Pride Month 2022: My Favorite LGBTQ+ Books

Three years ago I published a post about some of my favorite LGBTQ+ books at the time. (You can read that here if you’re interested.) And I figured since it’s been a while, I’ll take a look at some more books that I’ve enjoyed reading*.

*this list is in no particular order

GIRL, SERPENT, THORN by Melissa Bashardoust

This is the most recent book that I read which I found by specifically looking for sapphic fantasy novels. I’m going to be honest and say that I was a bit disappointed by the first half of the book, but mainly because I went into it expecting a prominent WLW romance. But by the end, I was glad that the romance wasn’t focused on too much. And that no one even makes a big fuss about the princess falling for another woman. These are the kind of books we need more of.

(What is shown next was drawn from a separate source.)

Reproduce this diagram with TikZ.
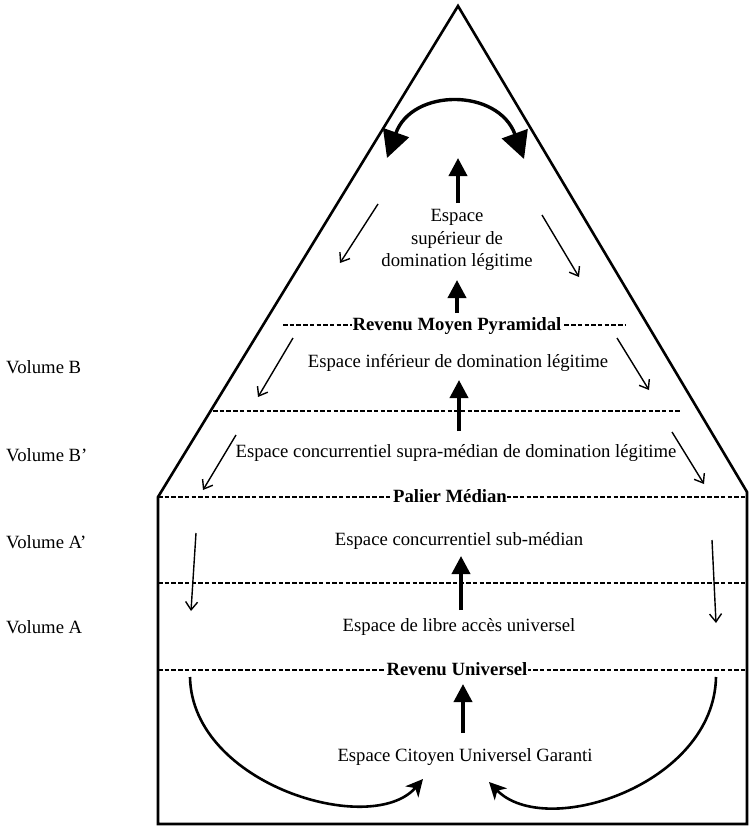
\documentclass[tikz,border=0pt]{standalone}
\usepackage{fontspec}
\setmainfont{Liberation Serif}
\usetikzlibrary{arrows.meta}
\begin{document}
\begin{tikzpicture}[x=1pt,y=-1pt,
  every node/.style={font=\fontsize{18.7}{22.5}\selectfont, inner sep=1pt},
  outline/.style={line width=2.6pt, line join=miter},
  level/.style={line width=1.1pt, dash pattern=on 4.5pt off 2.2pt},
  lvltext/.style={font=\fontsize{18.7}{22.5}\selectfont\bfseries, fill=white, inner sep=0.5pt, anchor=base},
  thinarrow/.style={line width=1.4pt, -{Straight Barb[length=8pt,width=12pt,line width=1.4pt]}},
  push/.style={line width=3.8pt, -{Triangle[length=18pt,width=18pt]}},
  swing/.style={line width=3.4pt, {Triangle[length=27pt,width=27pt]}-{Triangle[length=27pt,width=27pt]}},
  loopback/.style={line width=2.6pt, -{Stealth[length=17pt,width=17pt,inset=5pt]}},
  vol/.style={anchor=west},
]
\useasboundingbox (0,0) rectangle (749,832);

% pyramid on top of the base box
\coordinate (apex) at (458,6);
\coordinate (cl) at (158,497);
\coordinate (cr) at (747,492);
\coordinate (bl) at (158,824);
\coordinate (br) at (747,824);
\draw[outline] (apex) -- (cl) -- (bl) -- (br) -- (cr) -- cycle;

% income levels
\coordinate (rmpL) at (283,325); \coordinate (rmpR) at (626,325);
\coordinate (midL) at (213,411); \coordinate (midR) at (681,411);
\coordinate (pmL) at (158,497);  \coordinate (pmR) at (747,497);
\coordinate (laL) at (158,583);  \coordinate (laR) at (747,583);
\coordinate (ruL) at (158,670);  \coordinate (ruR) at (747,670);
\draw[level] (rmpL) -- (rmpR);
\draw[level] (midL) -- (midR);
\draw[level] (pmL) -- (pmR);
\draw[level] (laL) -- (laR);
\draw[level] (ruL) -- (ruR);
\node[lvltext] (rmp) at (457,330) {Revenu Moyen Pyramidal};
\node[lvltext] (pm) at (450,502) {Palier Médian};
\node[lvltext] (ru) at (457,675) {Revenu Universel};

% spaces
\node[align=center] (sup) at (457,240) {Espace\\supérieur de\\domination légitime};
\node (inf) at (458,363) {Espace inférieur de domination légitime};
\node (supra) at (456,453) {Espace concurrentiel supra-médian de domination légitime};
\node (sub) at (459,541) {Espace concurrentiel sub-médian};
\node (libre) at (459,627) {Espace de libre accès universel};
\node (cit) at (465,757) {Espace Citoyen Universel Garanti};

% volumes
\node[vol] (vB) at (5,367) {Volume B};
\node[vol] (vBp) at (5,455) {Volume B’};
\node[vol] (vAp) at (5,542) {Volume A’};
\node[vol] (vA) at (5,627) {Volume A};

% upward movement
\coordinate (u1a) at (458,203); \coordinate (u1b) at (458,158);
\coordinate (u2a) at (457,313); \coordinate (u2b) at (457,280);
\coordinate (u3a) at (459,431); \coordinate (u3b) at (459,380);
\coordinate (u4a) at (461,610); \coordinate (u4b) at (461,556);
\coordinate (u5a) at (463,733); \coordinate (u5b) at (463,684);
\draw[push] (u1a) -- (u1b);
\draw[push] (u2a) -- (u2b);
\draw[push] (u3a) -- (u3b);
\draw[push] (u4a) -- (u4b);
\draw[push] (u5a) -- (u5b);

% rotation at the summit
\coordinate (swL) at (387,158);
\coordinate (swR) at (524,159);
\draw[swing] (swL) .. controls (412,88) and (498,88) .. (swR);

% downward movement
\coordinate (d1a) at (378,204); \coordinate (d1b) at (340,263);
\coordinate (d2a) at (542,215); \coordinate (d2b) at (579,277);
\coordinate (d3a) at (293,338); \coordinate (d3b) at (258,397);
\coordinate (d4a) at (617,338); \coordinate (d4b) at (649,390);
\coordinate (d5a) at (236,435); \coordinate (d5b) at (203,490);
\coordinate (d6a) at (672,432); \coordinate (d6b) at (704,484);
\coordinate (d7a) at (196,533); \coordinate (d7b) at (191,611);
\coordinate (d8a) at (712,540); \coordinate (d8b) at (716,623);
\foreach \s in {1,...,8} \draw[thinarrow] (d\s a) -- (d\s b);

% return to the guaranteed space
\coordinate (lbA) at (190,677); \coordinate (lbB) at (423,779);
\coordinate (rbA) at (716,677); \coordinate (rbB) at (489,782);
\draw[loopback] (lbA) .. controls (192,785) and (372,838) .. (lbB);
\draw[loopback] (rbA) .. controls (714,785) and (545,840) .. (rbB);
\end{tikzpicture}
\end{document}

HEARTSTOPPER by Alice Oseman

When Netflix recommended HEARTSTOPPER, I thought I had already heard about it somewhere. Turns out it’s based on a comic previously posted to Tapas! I binged the first season and proceeded to buy Book 1. I’m usually not a huge fan of comics and graphic novel, but Oseman’s drawings are just adorable. I can’t really compare her style to anyone since I’m really no expert here. All I know is that I’m experiencing a bit of post-FOMO (is that a word?) and I wish I had been there when HEARTSTOPPER started out on Tapas.

SIX OF CROWS duology by Leigh Bardugo

My thoughts on this series are best explained by one word: Wesper. The pairing of Jesper and Wylan might not be the center of the story, but the few scenes that the two do share together are fantastic. I CANNOT wait to see them together in Season 2 of Shadow & Bone on Netflix. Just look at these two!

HERE’S TO US by Becky Albertalli and Adam Silvera

It’s been so long since my last post about LGBTQ+ books that one of the picks on my original list got a sequel! HERE’S TO US continues the story of Ben and Arthur, but sadly this one falls a bit flat compared to the first one. It’s a bit of a long-winded will-they-won’t-they and a lot of the “conflict” could have been easily resolved. At the end of the day, this felt more like a cheesy YA romance novel that reminded me how awkward first love can be.


CARRY ON was another book on my previous list and this one got even 2 (!) sequels in the meantime. I liked WAYWARD SON for the most part, except that the ending lacked a proper resolution. Throughout the entire book, Simon and Baz are just incapable of talking about their feelings, and I thought they’d surely work it out by the end, but they didn’t. I guess Rowell needed something to lead into ANYWAY THE WIND BLOWS which, to be honest, read like a not-so-great fanfiction. I do appreciate the inclusion of gay sex in YA novels as I think that’s something that needs to be explored as well, but at times it felt like that was all the book is about.